KEEP ENERGY CLEAN

I am responding to the article “The Nuclear Option” the Eugene Weekly published 3/29. Calder writes that clean energy such as wind and solar is inefficient and too expensive. I counter that it is not true.

Clean energy provided more electricity than nuclear power did in the U.S. this year. Clean energy’s output has increased steadily by 21 percent while nuclear energy’s output has dropped by 2.9 percent. According to Bloomberg New Energy Finance, the majority of America’s nuclear reactors are losing about $2.9 billion annually, as opposed to clean energy increasing profits gradually.

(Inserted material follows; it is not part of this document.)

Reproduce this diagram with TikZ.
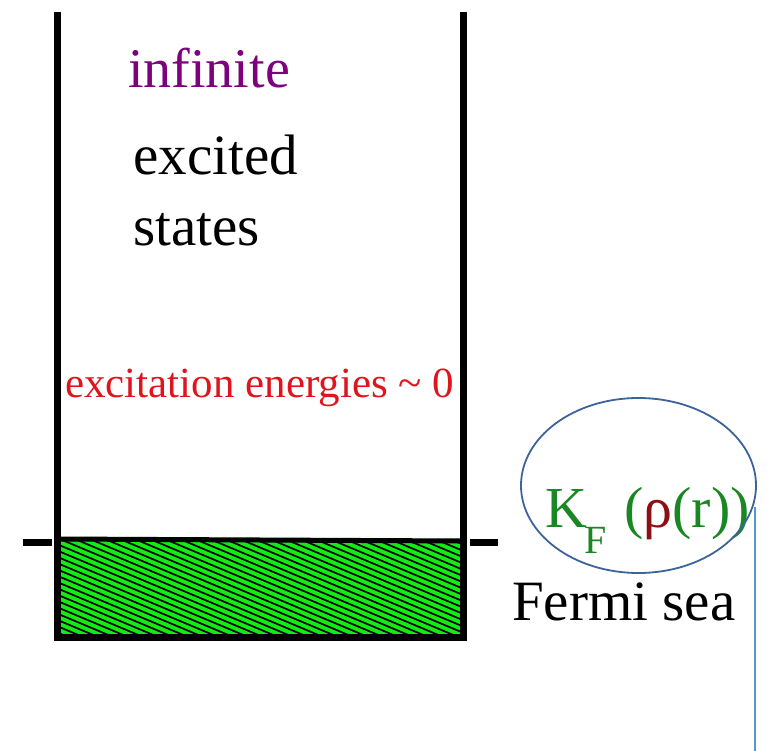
\documentclass[tikz,border=0pt]{standalone}
\usepackage{fontspec}
\usetikzlibrary{shapes.geometric}
\setmainfont{Liberation Serif}
\definecolor{wallblack}{RGB}{0,0,0}
\definecolor{seagreen}{RGB}{20,235,20}
\definecolor{infpurple}{RGB}{125,0,125}
\definecolor{exred}{RGB}{225,20,30}
\definecolor{kgreen}{RGB}{25,135,35}
\definecolor{rhored}{RGB}{140,15,20}
\definecolor{ellblue}{RGB}{60,100,155}
\definecolor{lineblue}{RGB}{90,150,215}
\tikzset{
  wall/.style={line width=7pt, draw=wallblack},
  lbl/.style={inner sep=0pt, anchor=base west},
}
\begin{document}
\begin{tikzpicture}[x=1pt,y=-1pt]
\useasboundingbox[fill=white] (0,0) rectangle (774,751);
% Fermi sea fill with hatch
\begin{scope}
  \clip (60,540) rectangle (461,634);
  \fill[seagreen] (60,540) rectangle (461,634);
  \foreach \x in {-200,-185,...,470} {
    \draw[line width=1.7pt, black] (\x,537) -- ++(250,105);
  }
\end{scope}
% surface line
\draw[line width=5pt] (57,539) -- (463,541);
% walls
\draw[wall] (57,12) -- (57,640);
\draw[wall] (463,12) -- (463,640);
\draw[wall] (53.5,637) -- (466.5,637);
% ticks
\draw[line width=7pt] (23,542) -- (52,542);
\draw[line width=7pt] (470,542) -- (498,542);
% texts
\node[lbl, text=infpurple, font=\fontsize{56}{60}\selectfont] (inf) at (128,88) {infinite};
\node[lbl, font=\fontsize{57}{60}\selectfont] (exc) at (133,175) {excited};
\node[lbl, font=\fontsize{57}{60}\selectfont] (sta) at (133,246) {states};
\node[lbl, text=exred, font=\fontsize{43}{46}\selectfont] (ene) at (65,397) {excitation energies \textasciitilde\ 0};
\node[lbl, font=\fontsize{58}{60}\selectfont] (kf) at (545,527) {{\color{kgreen}K}\hspace{-3pt}\raisebox{-26pt}{\fontsize{40}{40}\selectfont\color{kgreen}F}\hspace{18pt}{\color{kgreen}(}{\color{rhored}ρ}{\color{kgreen}(r))}};
\node[lbl, font=\fontsize{57}{60}\selectfont] (fs) at (512,620) {Fermi sea};
% ellipse and line
\node[draw=ellblue, line width=1.8pt, ellipse, minimum width=235pt, minimum height=175pt, inner sep=0pt] (ell) at (638.5,485.5) {};
\coordinate (ltop) at (755,507);
\coordinate (lbot) at (755,751);
\draw[lineblue, line width=1.8pt] (ltop) -- (lbot);
\end{tikzpicture}
\end{document}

Without cleanup cost, clean energy is less expensive to build. Once the setup of clean energy sources is covered, it can quickly begin to pay for itself. Besides, the cost of clean energy is now falling fast and its cost will drop significantly by 2020, making it less expensive than fossil fuel or nuclear energy.

On the other hand, nuclear energy takes longer to build and costs more than clean energy. Also, there will be potential cleanup cost from nuclear incidents. Japan’s government already spent more than $100 billion, and will exceed $300 billion more collecting the pile of radioactive waste, which cleanup operations could take up to 40 years.

I would ask you: Continuous financial loss from nuclear plants is more efficient? Tremendous cost to build nuclear plants and operate cleanup process is less expensive than clean energy?

In my opinion, nuclear energy is not the proper alternative to fossil fuel at all.